Going Digital

The Reflector has been replaced by the school’s new online publication, Sightline. There is now talk about the Witmarsum going digital starting next year.

Although this change does not involve me directly (the switch won’t take effect until after the 2012-2013 yearbook is published) it saddens me that the future of the Witmarsum staff may be wiped out as well. Being an editor on the yearbook staff has been a highlight of my high school career. It has allowed me to become a leader and given me an opportunity to get to know other staff members that I might not have come into contact with otherwise.

However, I do recognize that just about everything is going digital in today’s world. Many would rather go online and view something than having to dust off a book and read it. In order to keep up with this ever changing world, going digital would be one way of keeping up with the online fad.

Despite the ever growing popularity of the web, there are some voices in the Bethany community that disagree with joining the norm of digital advancements. My co-editor of the Witmarsum staff, Maddie Gerig (12), agrees by adding “it’s sad that the school feels like they need to put everything online in order to reach out to the younger generation.”

The purpose of getting a yearbook is to have a physical copy of something that captures your high school years, see how things changed from freshman to senior year, and show your children later on in life the time period you grew up in. Hanna Hochstetler (‘11) finds that there is “no point in a yearbook online, and sounds like a pain to have to look it up. Having something concrete is so much better and allows you to reminisce with others. Even today, I look at my parents’ yearbooks.”
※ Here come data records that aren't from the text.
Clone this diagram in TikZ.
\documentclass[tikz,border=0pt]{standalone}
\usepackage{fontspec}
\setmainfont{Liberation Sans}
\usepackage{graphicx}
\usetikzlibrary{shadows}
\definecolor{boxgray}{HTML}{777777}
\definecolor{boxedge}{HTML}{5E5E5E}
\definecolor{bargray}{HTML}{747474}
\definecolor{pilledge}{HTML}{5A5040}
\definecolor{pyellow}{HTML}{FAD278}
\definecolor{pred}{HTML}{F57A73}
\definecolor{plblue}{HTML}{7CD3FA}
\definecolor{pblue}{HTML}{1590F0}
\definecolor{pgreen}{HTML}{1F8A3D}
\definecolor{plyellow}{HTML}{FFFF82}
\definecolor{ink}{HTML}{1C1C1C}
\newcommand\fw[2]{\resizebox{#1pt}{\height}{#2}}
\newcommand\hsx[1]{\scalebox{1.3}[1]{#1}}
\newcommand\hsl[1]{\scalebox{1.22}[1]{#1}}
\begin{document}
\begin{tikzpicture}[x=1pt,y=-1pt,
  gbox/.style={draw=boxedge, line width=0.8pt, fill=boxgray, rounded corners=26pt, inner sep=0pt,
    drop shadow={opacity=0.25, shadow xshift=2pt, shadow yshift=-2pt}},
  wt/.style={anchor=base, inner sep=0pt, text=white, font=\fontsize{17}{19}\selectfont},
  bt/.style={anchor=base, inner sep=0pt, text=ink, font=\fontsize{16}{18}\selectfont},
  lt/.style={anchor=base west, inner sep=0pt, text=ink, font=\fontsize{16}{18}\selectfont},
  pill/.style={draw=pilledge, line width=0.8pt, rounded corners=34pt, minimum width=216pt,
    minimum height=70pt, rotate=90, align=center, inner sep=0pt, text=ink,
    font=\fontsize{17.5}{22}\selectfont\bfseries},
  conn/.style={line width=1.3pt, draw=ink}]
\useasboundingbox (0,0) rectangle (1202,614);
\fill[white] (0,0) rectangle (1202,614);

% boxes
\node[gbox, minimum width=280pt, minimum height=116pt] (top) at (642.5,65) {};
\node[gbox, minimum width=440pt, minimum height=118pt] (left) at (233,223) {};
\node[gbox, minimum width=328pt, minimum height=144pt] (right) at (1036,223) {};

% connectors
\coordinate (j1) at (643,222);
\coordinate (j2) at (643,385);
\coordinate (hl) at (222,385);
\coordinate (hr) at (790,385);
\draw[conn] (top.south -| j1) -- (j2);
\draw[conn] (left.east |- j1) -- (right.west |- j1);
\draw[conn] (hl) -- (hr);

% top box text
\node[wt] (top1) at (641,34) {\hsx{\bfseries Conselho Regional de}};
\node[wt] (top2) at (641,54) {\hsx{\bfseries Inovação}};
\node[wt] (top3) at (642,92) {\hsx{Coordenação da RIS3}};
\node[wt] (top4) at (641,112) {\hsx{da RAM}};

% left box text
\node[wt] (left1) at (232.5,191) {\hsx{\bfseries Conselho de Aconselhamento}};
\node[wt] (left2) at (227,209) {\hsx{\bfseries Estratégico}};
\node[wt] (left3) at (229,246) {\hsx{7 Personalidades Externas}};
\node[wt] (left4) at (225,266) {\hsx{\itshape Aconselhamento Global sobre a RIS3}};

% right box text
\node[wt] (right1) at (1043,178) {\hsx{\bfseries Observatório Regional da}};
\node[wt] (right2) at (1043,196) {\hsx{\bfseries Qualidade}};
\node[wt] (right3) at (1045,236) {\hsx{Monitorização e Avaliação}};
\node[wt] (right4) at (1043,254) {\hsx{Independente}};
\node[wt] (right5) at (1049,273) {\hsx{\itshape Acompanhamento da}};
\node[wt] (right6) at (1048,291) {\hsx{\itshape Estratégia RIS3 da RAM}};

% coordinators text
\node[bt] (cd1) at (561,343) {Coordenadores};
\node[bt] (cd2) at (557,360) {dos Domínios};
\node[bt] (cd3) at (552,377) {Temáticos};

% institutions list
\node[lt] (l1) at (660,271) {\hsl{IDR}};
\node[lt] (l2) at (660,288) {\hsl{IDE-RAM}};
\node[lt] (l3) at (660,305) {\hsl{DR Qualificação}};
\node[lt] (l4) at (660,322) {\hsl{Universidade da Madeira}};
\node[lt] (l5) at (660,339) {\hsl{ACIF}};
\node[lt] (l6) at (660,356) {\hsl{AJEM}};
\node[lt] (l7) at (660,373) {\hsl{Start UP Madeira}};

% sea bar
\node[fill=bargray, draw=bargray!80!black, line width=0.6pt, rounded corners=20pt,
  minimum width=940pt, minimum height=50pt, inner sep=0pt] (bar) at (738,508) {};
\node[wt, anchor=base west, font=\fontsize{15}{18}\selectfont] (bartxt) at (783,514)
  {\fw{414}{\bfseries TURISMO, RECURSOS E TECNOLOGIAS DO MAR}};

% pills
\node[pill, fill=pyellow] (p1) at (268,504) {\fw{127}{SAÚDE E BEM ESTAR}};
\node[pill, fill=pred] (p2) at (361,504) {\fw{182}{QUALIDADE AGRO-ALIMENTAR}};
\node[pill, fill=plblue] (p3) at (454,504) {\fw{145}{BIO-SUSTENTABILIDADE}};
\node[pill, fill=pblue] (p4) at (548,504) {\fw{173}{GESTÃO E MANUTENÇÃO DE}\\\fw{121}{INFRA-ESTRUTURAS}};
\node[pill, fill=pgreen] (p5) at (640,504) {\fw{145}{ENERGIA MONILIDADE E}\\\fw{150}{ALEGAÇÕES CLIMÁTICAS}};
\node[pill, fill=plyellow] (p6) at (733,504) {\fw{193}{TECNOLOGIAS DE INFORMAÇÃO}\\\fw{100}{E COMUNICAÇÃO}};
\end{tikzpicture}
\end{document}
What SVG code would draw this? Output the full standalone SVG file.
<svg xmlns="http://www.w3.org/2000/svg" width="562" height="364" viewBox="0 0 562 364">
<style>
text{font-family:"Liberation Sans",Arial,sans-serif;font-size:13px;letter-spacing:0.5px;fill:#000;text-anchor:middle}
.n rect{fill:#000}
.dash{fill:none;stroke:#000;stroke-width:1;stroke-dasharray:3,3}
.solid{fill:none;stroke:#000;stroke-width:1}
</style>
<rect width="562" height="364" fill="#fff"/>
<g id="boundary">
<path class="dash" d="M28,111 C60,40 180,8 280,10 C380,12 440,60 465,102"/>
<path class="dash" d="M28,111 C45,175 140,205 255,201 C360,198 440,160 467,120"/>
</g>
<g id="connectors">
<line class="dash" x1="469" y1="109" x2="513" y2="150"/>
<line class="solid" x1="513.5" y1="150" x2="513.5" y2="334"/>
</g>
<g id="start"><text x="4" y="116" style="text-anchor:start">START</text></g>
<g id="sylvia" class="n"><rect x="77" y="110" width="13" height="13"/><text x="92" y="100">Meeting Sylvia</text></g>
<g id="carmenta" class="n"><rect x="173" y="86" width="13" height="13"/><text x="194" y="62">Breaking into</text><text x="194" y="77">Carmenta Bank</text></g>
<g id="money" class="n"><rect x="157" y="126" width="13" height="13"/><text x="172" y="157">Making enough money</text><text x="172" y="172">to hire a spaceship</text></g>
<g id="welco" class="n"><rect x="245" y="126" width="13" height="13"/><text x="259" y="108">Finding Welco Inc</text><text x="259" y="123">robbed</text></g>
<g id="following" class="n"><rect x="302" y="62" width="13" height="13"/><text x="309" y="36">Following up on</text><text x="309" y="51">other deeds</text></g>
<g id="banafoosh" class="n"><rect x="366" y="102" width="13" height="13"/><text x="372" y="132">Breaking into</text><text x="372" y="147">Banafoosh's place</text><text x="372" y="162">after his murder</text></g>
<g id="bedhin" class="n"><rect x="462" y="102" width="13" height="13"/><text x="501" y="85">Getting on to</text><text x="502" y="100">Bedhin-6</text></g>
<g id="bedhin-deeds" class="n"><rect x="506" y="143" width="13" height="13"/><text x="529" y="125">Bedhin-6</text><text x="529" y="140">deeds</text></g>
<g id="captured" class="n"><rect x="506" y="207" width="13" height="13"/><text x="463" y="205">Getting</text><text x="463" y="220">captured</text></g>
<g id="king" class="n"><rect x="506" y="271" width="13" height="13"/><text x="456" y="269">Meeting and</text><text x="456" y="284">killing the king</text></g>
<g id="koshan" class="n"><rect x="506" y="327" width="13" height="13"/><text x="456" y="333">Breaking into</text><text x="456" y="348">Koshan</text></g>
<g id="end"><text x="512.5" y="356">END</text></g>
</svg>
There are some big expenses that come with having a book copy of a school yearbook. It’s much more environmentally friendly not to print off hundreds of copies of yearbooks, each containing 190 some odd pages. Cutting yearbooks out and posting them online would save paper by the thousands. Also, because there would be no paper, there would be no cost to pay for all the paper.

But then comes the question of the sustainability of the internet. There is always something new that comes out, when something bigger or better is established nobody is going to want the old version. If something comes along that is a substitute for the internet, how many people will still use the old ways? Therefore, if it’s not updated to a potential new version of the internet, then you lose access to your old high school yearbooks. Whereas if you would have a physical copy that you could take with you or store it for safekeeping. The effect and feeling of being able to sit down and flip through a yearbook would be lost.

How many of us would actually go online and look it up? The digital fad hasn’t seemed to hit the Bethany community as much as it has in other schools, so what makes the supporters of an online yearbook think that our student body will take the time to check out the yearbook? If nobody looks at it, it would seem as if the time and effort put in by the yearbook staff would be wasted.

I don’t see any point in making the yearbook online until the staff is 150% positive that the school will start their 1 to 1 program. The 1 to 1 program is the idea that every student and faculty in the school will receive a laptop for the entirety of their studies at Bethany. The school had changed plans before the 1 to 1 plan went into action, which in result cut the Reflector staff and paper that was altered into the Journalism class that makes the Sightline news website. While asking around the student body, I learned that not many knew what Sightline was or that it was up and running. Nor did they know where to go and look. Because there is no 1 to 1 program, kids aren’t as updated on the media that the school offers, due to the fact that they don’t have access to it 24/7 like predicted. I’m afraid the yearbook would fall into that same pattern, it would be unknown to students and faculty until they would have access to the web all the time.

Along with the 1 to 1 program, there is the unreliability of the schools internet. As students we’ve experienced failed internet connections and computer problems on what seems like a day to day basis. If we would get every student to have a computer, then that would just clog up the internet even more, making it even harder for students to then access the online yearbook.

Many students are involved in so many things, and even in a small school such as Bethany, it becomes difficult to try to include everyone involved on one spread (2 pages) in a book. Allowing the yearbook to be online gives you more up-to-date options, such as video, audio, and slideshows, providing more chances to involve more people.

Although the online yearbook would get more people involved, there is the issue of the quality of photographs online. As our Witmarsum staff has quickly learned, photos on Facebook and other online sites don’t have high enough quality to print. We would be compromising quality for quantity.

Overall, there are some slim benefits to having an online yearbook; just not enough to convince me (or most of the student body) that going digital is best for the school at this point. The school is becoming more encompassed in this digital world, a world where our faces would be in computers all day long, a world that would allow students to remove themselves from the social aspects of school. This world shouldn’t take away everything from our schools atmosphere just because it’s “becoming more popular in other high schools and colleges.” Taking away our printed yearbook takes away the personal aspect that comes along with browsing pages of your past years.